Долговязый и бледный, он никогда не отличался крепостью здоровья, а нравственная порча последних лет в конец расшатала его хрупкий организм. Едва достигши своего 25-го года, этот юноша уже чувствовал себя разбитым, сознавал в груди зародыши чахотки.
– Гражданин-патриций, – приставал к нему в роще какой-то грек, протягивая руку за монетой, – позволь отгадать твой сон, скажи мне его.
– Не помню, – отозвался тоскующий юноша, – снилась какая-то неразбериха.
– Не помнишь… жаль!.. А не снился ли тебе лев?
– Может быть.
– Это к благополучию, гражданин, и стоит асса за истолкование.
Вулкаций дал греку асс, мелкую монету, чтобы отвязаться, и не стал толковать с ним, тогда как прежде, бывало, сам подзывал таких толкователей и глумился над ними.
Разносчики и торговки навязывали ему цветы, фрукты для принесения в жертву или угощения приятелей; Вулкаций ничего не покупал, отворачивался.
Все реже и реже бывало ему весело; все чаще и чаще глодала его болезненная тоскливость, от которой он не находил себе ни места, ни развлечения.
Всего два-три года времени потребовалось, чтобы этот цветущий весельчак угас, превратившись в нытика.

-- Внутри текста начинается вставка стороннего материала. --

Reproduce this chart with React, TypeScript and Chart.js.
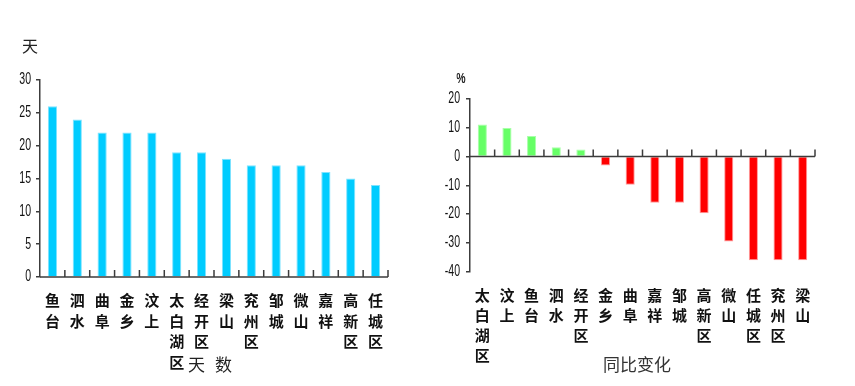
import React, { useEffect, useRef } from 'react';
import { Chart, registerables } from 'chart.js';

Chart.register(...registerables);

// ---- Data ----
const daysCategories = ['鱼台', '泗水', '曲阜', '金乡', '汶上', '太白湖区', '经开区', '梁山', '兖州区', '邹城', '微山', '嘉祥', '高新区', '任城区'];
const daysValues = [26, 24, 22, 22, 22, 19, 19, 18, 17, 17, 17, 16, 15, 14];
const daysAxis = { min: 0, max: 30, step: 5 };

const changeCategories = ['太白湖区', '汶上', '鱼台', '泗水', '经开区', '金乡', '曲阜', '嘉祥', '邹城', '高新区', '微山', '任城区', '兖州区', '梁山'];
const changeValues = [11.1, 9.9, 7.1, 3.2, 2.4, -3.1, -9.8, -16.1, -16.1, -19.7, -29.6, -36.1, -36.1, -36.1];
const changeAxis = { min: -40, max: 20, step: 10 };

// ---- Styles ----
const AXIS_COLOR = '#3c3c3c';
const NUM_FONT = '"Liberation Sans", Arial, sans-serif';
const CJK_FONT = '"Noto Sans CJK SC", "Noto Sans", sans-serif';

const categoryTicksPlugin = {
  id: 'categoryTicks',
  afterDatasetsDraw(chart: any) {
    const { ctx, chartArea, scales } = chart;
    const x = scales.x;
    const y = scales.y;
    const y0 = y.getPixelForValue(0);
    const n = chart.data.labels.length;
    ctx.save();
    ctx.strokeStyle = AXIS_COLOR;
    ctx.lineWidth = 1.5;
    ctx.beginPath();
    ctx.moveTo(chartArea.left, y0);
    ctx.lineTo(chartArea.right, y0);
    for (let i = 0; i < n; i++) {
      const bx = i < n - 1 ? (x.getPixelForValue(i) + x.getPixelForValue(i + 1)) / 2 : chartArea.right;
      ctx.moveTo(bx, y0);
      ctx.lineTo(bx, y0 - 7);
    }
    ctx.stroke();
    ctx.restore();
  },
};

// draws the y tick labels of the value scale in a narrow (condensed) face
const narrowYLabelsPlugin = {
  id: 'narrowYLabels',
  afterDraw(chart: any, _args: any, pluginOpts: any) {
    const { ctx, chartArea, scales } = chart;
    const y = scales.y;
    const xRight = chartArea.left - 4 - (pluginOpts.pad || 5);
    ctx.save();
    ctx.fillStyle = '#111';
    ctx.font = `16px ${NUM_FONT}`;
    ctx.textAlign = 'right';
    ctx.textBaseline = 'middle';
    for (const t of y.ticks) {
      const py = y.getPixelForValue(t.value);
      ctx.save();
      ctx.translate(xRight, py);
      ctx.scale(0.66, 1);
      ctx.fillText(String(t.label), 0, 0);
      ctx.restore();
    }
    ctx.restore();
  },
};

function makeConfig(opts: {
  labels: string[];
  values: number[];
  bg: string[];
  border: string[];
  axis: { min: number; max: number; step: number };
  yWidth: number;
  xHeight: number;
  padding: { left: number; right: number; top: number; bottom: number };
  yPad: number;
  xPad: number;
  lineHeight: string;
  barPct: number;
}): any {
  return {
    type: 'bar',
    data: {
      labels: opts.labels.map((s) => s.split('')),
      datasets: [
        {
          data: opts.values,
          backgroundColor: opts.bg,
          borderColor: opts.border,
          borderWidth: 1,
          categoryPercentage: 1,
          barPercentage: opts.barPct,
        },
      ],
    },
    options: {
      responsive: false,
      animation: false,
      layout: { padding: opts.padding },
      plugins: {
        legend: { display: false },
        tooltip: { enabled: false },
        title: { display: false },
        narrowYLabels: { pad: opts.yPad },
      },
      scales: {
        x: {
          grid: { display: false, drawTicks: false },
          border: { display: false },
          ticks: {
            autoSkip: false,
            maxRotation: 0,
            minRotation: 0,
            padding: opts.xPad,
            color: '#111',
            font: { family: CJK_FONT, size: 15, weight: 'bold', lineHeight: opts.lineHeight },
          },
          afterFit: (s: any) => {
            s.height = opts.xHeight;
          },
        },
        y: {
          min: opts.axis.min,
          max: opts.axis.max,
          grid: { drawOnChartArea: false, drawTicks: true, tickLength: 4, color: AXIS_COLOR, lineWidth: 1.5 },
          border: { display: true, color: AXIS_COLOR, width: 1.5 },
          ticks: {
            stepSize: opts.axis.step,
            padding: opts.yPad,
            color: 'rgba(0,0,0,0)',
            font: { family: NUM_FONT, size: 15 },
          },
          afterFit: (s: any) => {
            s.width = opts.yWidth;
          },
        },
      },
    },
    plugins: [categoryTicksPlugin, narrowYLabelsPlugin],
  };
}

export default function App() {
  const leftRef = useRef<HTMLCanvasElement | null>(null);
  const rightRef = useRef<HTMLCanvasElement | null>(null);

  useEffect(() => {
    const left = new Chart(
      leftRef.current as HTMLCanvasElement,
      makeConfig({
        labels: daysCategories,
        values: daysValues,
        bg: daysValues.map(() => '#00CCFF'),
        border: daysValues.map(() => '#7FE3FF'),
        axis: daysAxis,
        yWidth: 40,
        xHeight: 109,
        padding: { left: 0, right: 42, top: 80, bottom: 0 },
        yPad: 5,
        xPad: 13,
        lineHeight: '20.6px',
        barPct: 0.37,
      })
    );
    const right = new Chart(
      rightRef.current as HTMLCanvasElement,
      makeConfig({
        labels: changeCategories,
        values: changeValues,
        bg: changeValues.map((v) => (v >= 0 ? '#66FF66' : '#FF0000')),
        border: changeValues.map((v) => (v >= 0 ? '#A8FFA8' : '#FF9A9A')),
        axis: changeAxis,
        yWidth: 40,
        xHeight: 114.5,
        padding: { left: 0, right: 40, top: 99, bottom: 0 },
        yPad: 6,
        xPad: 13.5,
        lineHeight: '20px',
        barPct: 0.37,
      })
    );
    return () => {
      left.destroy();
      right.destroy();
    };
  }, []);

  const textBase: React.CSSProperties = {
    position: 'absolute',
    transform: 'translate(-50%, -50%)',
    fontFamily: CJK_FONT,
    color: '#222',
    whiteSpace: 'nowrap',
    lineHeight: 1,
  };

  return (
    <div style={{ position: 'fixed', left: 0, top: 0, width: 855, height: 386, background: '#fff', overflow: 'hidden' }}>
      <canvas ref={leftRef} width={430} height={386} style={{ position: 'absolute', left: 0, top: 0, width: 430, height: 386 }} />
      <canvas ref={rightRef} width={425} height={386} style={{ position: 'absolute', left: 430, top: 0, width: 425, height: 386 }} />
      <div style={{ ...textBase, left: 30, top: 45, fontSize: 16 }}>天</div>
      <div style={{ ...textBase, left: 210, top: 363, fontSize: 17, wordSpacing: 6 }}>天 数</div>
      <div style={{ ...textBase, left: 461, top: 78, fontSize: 14, fontWeight: 'bold', fontFamily: NUM_FONT, transform: 'translate(-50%, -50%) scaleX(0.75)' }}>%</div>
      <div style={{ ...textBase, left: 637, top: 363, fontSize: 17, color: '#333' }}>同比变化</div>
    </div>
  );
}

Когда требовалось ходом порученного ему дела, Вулкаций наружно казался разбитным говоруном-краснобаем, хохотал и прыгал, как в давние годы своих искренних увлечений идеями деда, но внутренне его неотступно точила совесть, угнетала мысль о массе оружия, зарытого им по приказу деда, в свинарне Турна с помощью подкупленного раба, которого он недавно сгубил, внушив принести в жертву.
Фламин ничего не разъяснял ему о сути подводимой интриги, но Вулкаций догадывался, на что это надо старому злодею, и люто страдал без отрады, не зная, чем угомонить своего неусыпающего червя – совесть.
Он попробовал излить свои муки царскому родственнику Бруту, но не получил утешения и от него.
Брута считали эксцентриком, чудаком, считали и одним из фаворитов овдовевшей Туллии. Вулкаций нашел в нем еще более несчастного человека, нежели он сам.
Брут страдал психическою болезнью, которую можно назвать раздвоением воли, внутренним, душевным междоусобием его существа: он ненавидел Туллию всеми силами сердца, изо дня в день сильнее желал убить ее, но точно также изо дня в день сильнее любил ее, исполнял все ее прихоти, наслаждался своим моральным рабством, терзаясь, едва уходил от этой мучительницы в тиски еще более лютых мучителей – угрызений совести.
Брут случайно подглядел, как Туллия отравила своего мужа[7 - В рассказе «Во имя Зевса!..».], но не имел силы воли донести на нее ни царю, ни сенату, ни плебсу на комициях, а лишь сказал об этом другу своему Спурию уже много времени спустя, когда стало поздно доносить на злодейку.
Услышав признание Вулкация, что тот радостно согласился бы уехать на свободу из Рима навсегда, Брут сознался ему, что он умрет, если потеряет надежду рабствовать в Риме.
Туллия звала к себе Вулкация ежедневно; Брута после единственного любовного свидания, данного ему в роковую ночь гибели Арунса, она не ласкала и ни единый приветливый взгляд ядовитой обольстительницы больше не обратился на несчастного «Говорящего Пса», как Брута прозвали в Риме.
Пред храмом Януса должен был совершиться мрачный обряд, которому соответствовала и обстановка дикой местности Яникула с его священною рощей, столь не похожею на многолюдный Форум пред Капитолием, где отпускали фециалов, и самая погода, не имевшая ничего общего с зарей тогдашнего веселого, теплого, осеннего утра.